Rosemary ~ The Witch’s Herb That Never Left the Kitchen

Hiding in plain sight.

On the windowsill of someone who has never cast a spell. In the terracotta pot beside the back door of a house where nobody believes in magic. At the edges of car parks and office courtyards, clipped into neat hedges by landscapers who think of it as hardy and low-maintenance. In the kitchen of every home that owns a roast chicken.

Rosemary is perhaps the most quietly powerful plant in the Western magical tradition. And it is powerful precisely because it never stopped being ordinary. While other sacred plants retreated into the esoteric, into the apothecary cabinet and the grimoire, rosemary stayed in the kitchen garden. Stayed accessible. Stayed common. And in doing so, kept its magic alive in the hands of people who might not have called it magic at all. Who called it cooking, or remembrance, or habit.

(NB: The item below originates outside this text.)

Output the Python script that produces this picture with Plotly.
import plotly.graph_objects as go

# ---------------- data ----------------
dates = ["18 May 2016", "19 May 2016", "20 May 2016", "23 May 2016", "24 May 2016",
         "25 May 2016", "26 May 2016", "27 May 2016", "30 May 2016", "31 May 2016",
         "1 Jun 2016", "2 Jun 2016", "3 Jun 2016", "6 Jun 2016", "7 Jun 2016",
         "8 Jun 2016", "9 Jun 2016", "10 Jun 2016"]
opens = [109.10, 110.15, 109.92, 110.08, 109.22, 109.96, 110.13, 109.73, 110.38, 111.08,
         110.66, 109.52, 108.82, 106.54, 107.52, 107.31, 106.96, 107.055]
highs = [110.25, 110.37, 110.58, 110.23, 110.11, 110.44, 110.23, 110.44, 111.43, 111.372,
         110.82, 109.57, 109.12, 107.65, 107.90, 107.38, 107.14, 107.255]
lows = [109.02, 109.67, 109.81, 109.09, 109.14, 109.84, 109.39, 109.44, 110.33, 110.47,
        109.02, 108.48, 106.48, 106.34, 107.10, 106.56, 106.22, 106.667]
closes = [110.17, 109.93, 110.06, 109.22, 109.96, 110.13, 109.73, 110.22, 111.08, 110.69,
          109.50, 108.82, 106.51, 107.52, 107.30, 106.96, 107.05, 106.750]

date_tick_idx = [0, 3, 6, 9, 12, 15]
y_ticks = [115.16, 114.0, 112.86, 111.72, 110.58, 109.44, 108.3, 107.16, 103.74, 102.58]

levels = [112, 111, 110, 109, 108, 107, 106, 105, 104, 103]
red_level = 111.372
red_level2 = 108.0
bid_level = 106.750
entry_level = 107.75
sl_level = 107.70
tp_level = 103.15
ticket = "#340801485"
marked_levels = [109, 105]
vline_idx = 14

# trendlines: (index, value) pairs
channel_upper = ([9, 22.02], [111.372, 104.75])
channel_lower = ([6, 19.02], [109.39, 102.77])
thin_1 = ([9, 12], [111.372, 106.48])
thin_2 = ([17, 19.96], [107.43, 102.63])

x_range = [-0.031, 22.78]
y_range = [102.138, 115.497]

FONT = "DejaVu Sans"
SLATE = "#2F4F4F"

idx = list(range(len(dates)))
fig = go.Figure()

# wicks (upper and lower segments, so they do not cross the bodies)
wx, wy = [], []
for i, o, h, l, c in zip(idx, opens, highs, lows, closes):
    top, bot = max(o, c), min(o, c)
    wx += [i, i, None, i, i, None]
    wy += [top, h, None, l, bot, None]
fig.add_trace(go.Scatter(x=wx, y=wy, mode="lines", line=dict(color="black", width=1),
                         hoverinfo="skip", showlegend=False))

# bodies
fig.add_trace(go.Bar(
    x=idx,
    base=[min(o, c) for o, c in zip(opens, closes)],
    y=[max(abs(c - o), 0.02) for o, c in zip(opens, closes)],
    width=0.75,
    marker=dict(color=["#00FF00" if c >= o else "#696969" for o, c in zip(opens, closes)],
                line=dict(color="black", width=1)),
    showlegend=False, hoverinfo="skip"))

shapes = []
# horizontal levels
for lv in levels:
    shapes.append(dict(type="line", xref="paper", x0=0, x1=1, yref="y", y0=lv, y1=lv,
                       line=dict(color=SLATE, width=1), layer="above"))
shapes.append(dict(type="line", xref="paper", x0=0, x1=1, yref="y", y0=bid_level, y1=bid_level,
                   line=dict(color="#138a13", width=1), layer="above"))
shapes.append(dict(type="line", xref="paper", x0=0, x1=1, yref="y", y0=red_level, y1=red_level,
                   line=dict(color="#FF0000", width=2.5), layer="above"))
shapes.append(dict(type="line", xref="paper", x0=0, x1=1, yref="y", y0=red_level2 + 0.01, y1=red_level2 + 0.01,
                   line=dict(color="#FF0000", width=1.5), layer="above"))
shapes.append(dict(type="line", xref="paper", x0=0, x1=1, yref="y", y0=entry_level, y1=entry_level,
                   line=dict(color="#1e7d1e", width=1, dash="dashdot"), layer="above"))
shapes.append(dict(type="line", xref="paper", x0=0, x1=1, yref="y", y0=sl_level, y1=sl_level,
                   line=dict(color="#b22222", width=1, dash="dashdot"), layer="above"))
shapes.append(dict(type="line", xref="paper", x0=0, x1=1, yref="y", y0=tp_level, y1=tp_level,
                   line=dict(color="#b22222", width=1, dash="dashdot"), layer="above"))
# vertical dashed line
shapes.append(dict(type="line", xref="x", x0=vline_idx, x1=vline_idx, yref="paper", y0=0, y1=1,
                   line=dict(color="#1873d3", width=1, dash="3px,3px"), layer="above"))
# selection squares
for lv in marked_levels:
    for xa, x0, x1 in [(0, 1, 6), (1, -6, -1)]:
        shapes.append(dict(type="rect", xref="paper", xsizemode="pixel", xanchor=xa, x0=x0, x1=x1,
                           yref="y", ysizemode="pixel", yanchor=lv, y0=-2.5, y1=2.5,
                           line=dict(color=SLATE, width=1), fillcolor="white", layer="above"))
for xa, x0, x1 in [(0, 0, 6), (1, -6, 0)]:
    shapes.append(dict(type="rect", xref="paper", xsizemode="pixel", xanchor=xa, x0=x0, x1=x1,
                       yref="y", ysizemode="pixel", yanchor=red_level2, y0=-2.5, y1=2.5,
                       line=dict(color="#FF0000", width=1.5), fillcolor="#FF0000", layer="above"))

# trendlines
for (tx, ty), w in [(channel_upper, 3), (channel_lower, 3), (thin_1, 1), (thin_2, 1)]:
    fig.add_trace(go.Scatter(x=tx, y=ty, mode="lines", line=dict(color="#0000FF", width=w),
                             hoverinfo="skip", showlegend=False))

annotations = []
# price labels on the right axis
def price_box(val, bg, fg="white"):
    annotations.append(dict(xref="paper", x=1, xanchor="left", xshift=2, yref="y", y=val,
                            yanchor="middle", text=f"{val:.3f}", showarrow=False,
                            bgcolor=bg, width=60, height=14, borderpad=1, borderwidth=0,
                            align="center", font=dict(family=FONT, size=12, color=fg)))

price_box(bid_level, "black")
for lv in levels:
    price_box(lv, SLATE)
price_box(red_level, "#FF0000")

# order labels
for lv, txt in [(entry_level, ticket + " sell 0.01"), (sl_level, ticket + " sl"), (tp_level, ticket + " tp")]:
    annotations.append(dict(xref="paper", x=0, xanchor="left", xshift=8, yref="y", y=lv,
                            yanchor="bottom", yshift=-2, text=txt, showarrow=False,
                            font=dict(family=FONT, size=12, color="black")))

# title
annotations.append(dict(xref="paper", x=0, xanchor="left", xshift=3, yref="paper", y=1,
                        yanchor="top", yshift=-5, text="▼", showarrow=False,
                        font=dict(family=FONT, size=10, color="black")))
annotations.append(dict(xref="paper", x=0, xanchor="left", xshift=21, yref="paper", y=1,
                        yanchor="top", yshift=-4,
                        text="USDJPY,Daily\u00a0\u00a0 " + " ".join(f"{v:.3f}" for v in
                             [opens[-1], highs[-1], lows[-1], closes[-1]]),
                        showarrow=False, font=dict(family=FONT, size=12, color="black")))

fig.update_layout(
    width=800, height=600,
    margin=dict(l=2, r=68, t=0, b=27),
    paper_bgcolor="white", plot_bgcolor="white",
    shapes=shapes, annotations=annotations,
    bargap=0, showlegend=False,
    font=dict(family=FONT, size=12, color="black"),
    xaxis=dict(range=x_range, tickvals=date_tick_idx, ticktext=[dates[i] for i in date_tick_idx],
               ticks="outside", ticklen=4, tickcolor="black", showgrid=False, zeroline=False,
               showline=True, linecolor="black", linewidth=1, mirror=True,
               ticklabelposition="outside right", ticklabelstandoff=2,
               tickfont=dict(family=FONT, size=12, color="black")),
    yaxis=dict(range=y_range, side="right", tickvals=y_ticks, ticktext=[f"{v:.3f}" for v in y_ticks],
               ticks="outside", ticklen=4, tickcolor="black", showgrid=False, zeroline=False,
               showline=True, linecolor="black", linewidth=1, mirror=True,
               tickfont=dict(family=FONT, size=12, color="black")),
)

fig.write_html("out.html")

This plant has been with us for a very long time. And it knows things.

The Names It Carries
Rosmarinus officinalis, now reclassified by modern botanists as Salvia rosmarinus, though the old name refuses to die, means literally dew of the sea. From the Latin ros (dew) and marinus (of the sea). Rosemary grows wild on Mediterranean coastlines, its grey-green needles salt-tolerant and wind-hardened, its blue flowers visible from the cliff paths above the water. It smells, on a hot afternoon in the sun, like the distillation of everything the Mediterranean means: warmth, antiquity, something sacred hidden in the ordinary.